↓↓↓
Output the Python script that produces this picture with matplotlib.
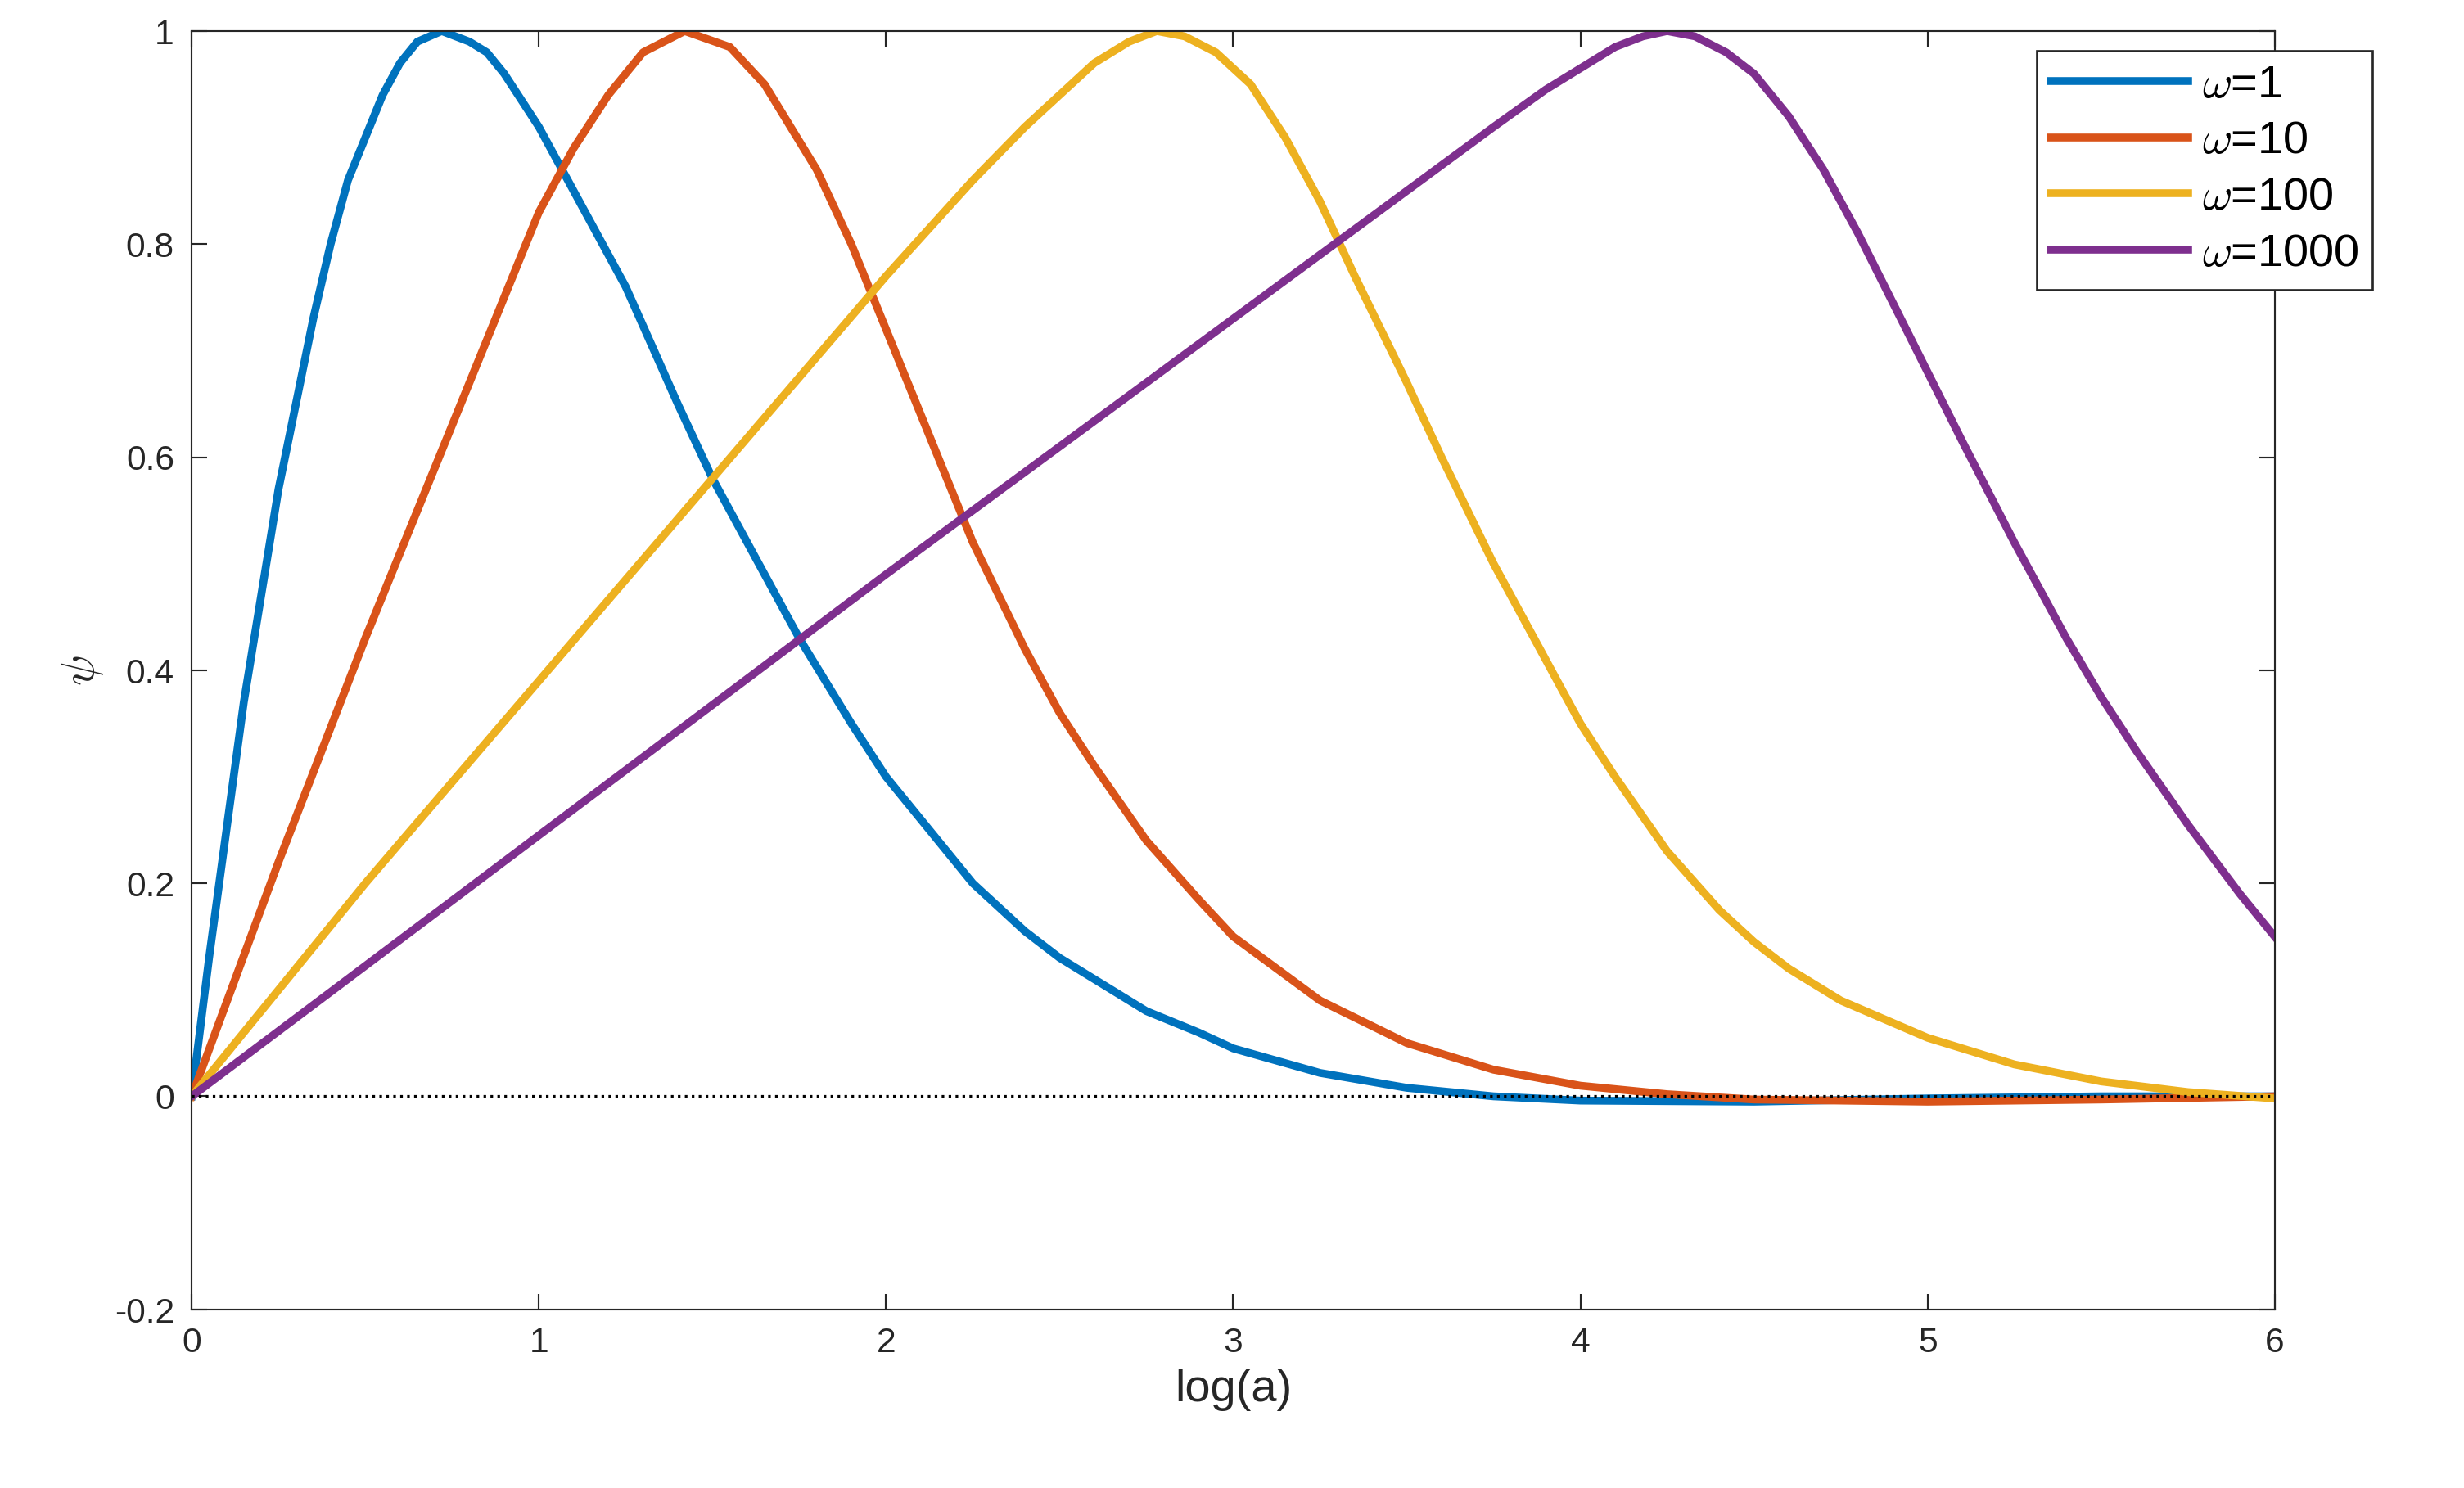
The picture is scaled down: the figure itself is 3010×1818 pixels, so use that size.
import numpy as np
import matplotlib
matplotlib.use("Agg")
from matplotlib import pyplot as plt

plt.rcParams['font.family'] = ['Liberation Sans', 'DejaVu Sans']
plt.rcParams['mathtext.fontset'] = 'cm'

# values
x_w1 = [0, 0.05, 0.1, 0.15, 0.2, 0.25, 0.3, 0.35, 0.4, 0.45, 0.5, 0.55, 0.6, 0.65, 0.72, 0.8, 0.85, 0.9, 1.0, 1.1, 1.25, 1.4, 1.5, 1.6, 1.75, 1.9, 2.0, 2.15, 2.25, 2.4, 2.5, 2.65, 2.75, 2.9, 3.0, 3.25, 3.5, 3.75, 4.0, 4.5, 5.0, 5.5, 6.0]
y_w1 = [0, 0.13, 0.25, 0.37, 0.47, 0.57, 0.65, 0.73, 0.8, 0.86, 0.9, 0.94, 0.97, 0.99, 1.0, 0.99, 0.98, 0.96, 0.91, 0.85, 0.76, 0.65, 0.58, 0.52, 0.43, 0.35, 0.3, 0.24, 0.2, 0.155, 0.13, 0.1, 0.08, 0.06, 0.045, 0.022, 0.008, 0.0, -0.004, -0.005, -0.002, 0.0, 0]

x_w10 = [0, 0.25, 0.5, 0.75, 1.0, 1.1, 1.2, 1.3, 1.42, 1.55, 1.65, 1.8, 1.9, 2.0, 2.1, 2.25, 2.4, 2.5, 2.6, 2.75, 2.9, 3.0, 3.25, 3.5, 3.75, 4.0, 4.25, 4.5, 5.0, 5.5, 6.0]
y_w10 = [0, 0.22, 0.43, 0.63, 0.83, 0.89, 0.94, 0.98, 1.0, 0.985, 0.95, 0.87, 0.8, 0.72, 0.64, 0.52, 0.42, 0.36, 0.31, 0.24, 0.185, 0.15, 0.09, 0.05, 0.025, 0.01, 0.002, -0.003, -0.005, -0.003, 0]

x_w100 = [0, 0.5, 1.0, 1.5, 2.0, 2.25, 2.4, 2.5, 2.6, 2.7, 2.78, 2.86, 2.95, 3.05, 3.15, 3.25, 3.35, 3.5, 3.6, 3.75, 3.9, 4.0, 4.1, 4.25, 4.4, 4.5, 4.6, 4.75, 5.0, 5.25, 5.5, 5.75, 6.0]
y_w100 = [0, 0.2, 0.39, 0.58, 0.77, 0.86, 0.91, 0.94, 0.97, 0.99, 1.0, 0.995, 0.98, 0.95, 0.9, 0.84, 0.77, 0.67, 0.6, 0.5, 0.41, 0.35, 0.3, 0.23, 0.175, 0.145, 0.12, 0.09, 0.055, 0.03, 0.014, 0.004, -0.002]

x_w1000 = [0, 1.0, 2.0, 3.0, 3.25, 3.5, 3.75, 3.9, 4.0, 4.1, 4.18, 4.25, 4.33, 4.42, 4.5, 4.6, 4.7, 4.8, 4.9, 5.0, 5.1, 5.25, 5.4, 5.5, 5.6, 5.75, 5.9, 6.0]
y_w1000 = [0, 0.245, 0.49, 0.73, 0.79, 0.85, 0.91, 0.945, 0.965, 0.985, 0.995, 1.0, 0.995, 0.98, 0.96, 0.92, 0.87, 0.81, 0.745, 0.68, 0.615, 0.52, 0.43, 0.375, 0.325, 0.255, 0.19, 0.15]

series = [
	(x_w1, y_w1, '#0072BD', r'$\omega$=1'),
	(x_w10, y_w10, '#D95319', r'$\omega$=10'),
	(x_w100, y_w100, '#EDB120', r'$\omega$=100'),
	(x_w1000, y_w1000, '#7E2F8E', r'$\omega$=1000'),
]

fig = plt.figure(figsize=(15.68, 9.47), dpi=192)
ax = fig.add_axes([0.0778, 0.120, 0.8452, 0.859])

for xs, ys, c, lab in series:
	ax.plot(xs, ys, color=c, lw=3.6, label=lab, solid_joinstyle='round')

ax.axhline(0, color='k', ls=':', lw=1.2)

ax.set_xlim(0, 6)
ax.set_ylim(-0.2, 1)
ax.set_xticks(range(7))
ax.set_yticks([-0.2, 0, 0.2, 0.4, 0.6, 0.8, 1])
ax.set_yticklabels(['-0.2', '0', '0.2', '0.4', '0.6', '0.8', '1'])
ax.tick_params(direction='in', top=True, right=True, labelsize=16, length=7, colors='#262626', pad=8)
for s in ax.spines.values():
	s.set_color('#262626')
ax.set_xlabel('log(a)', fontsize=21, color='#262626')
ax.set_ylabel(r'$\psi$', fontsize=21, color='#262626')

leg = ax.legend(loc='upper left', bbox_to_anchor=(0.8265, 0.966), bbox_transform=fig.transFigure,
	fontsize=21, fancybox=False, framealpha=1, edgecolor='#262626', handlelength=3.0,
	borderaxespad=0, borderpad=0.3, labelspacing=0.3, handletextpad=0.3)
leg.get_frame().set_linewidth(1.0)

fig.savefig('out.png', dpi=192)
↑↑↑
*TASK INSTRUCTIONS*:
Repeat only the lines from the beginning of the material through the line containing "from matplotlib import pyplot as plt", both ends kept, leaving pictures out.

*WRITTEN ANSWER*:
Output the Python script that produces this picture with matplotlib.
The picture is scaled down: the figure itself is 3010×1818 pixels, so use that size.
import numpy as np
import matplotlib
matplotlib.use("Agg")
from matplotlib import pyplot as plt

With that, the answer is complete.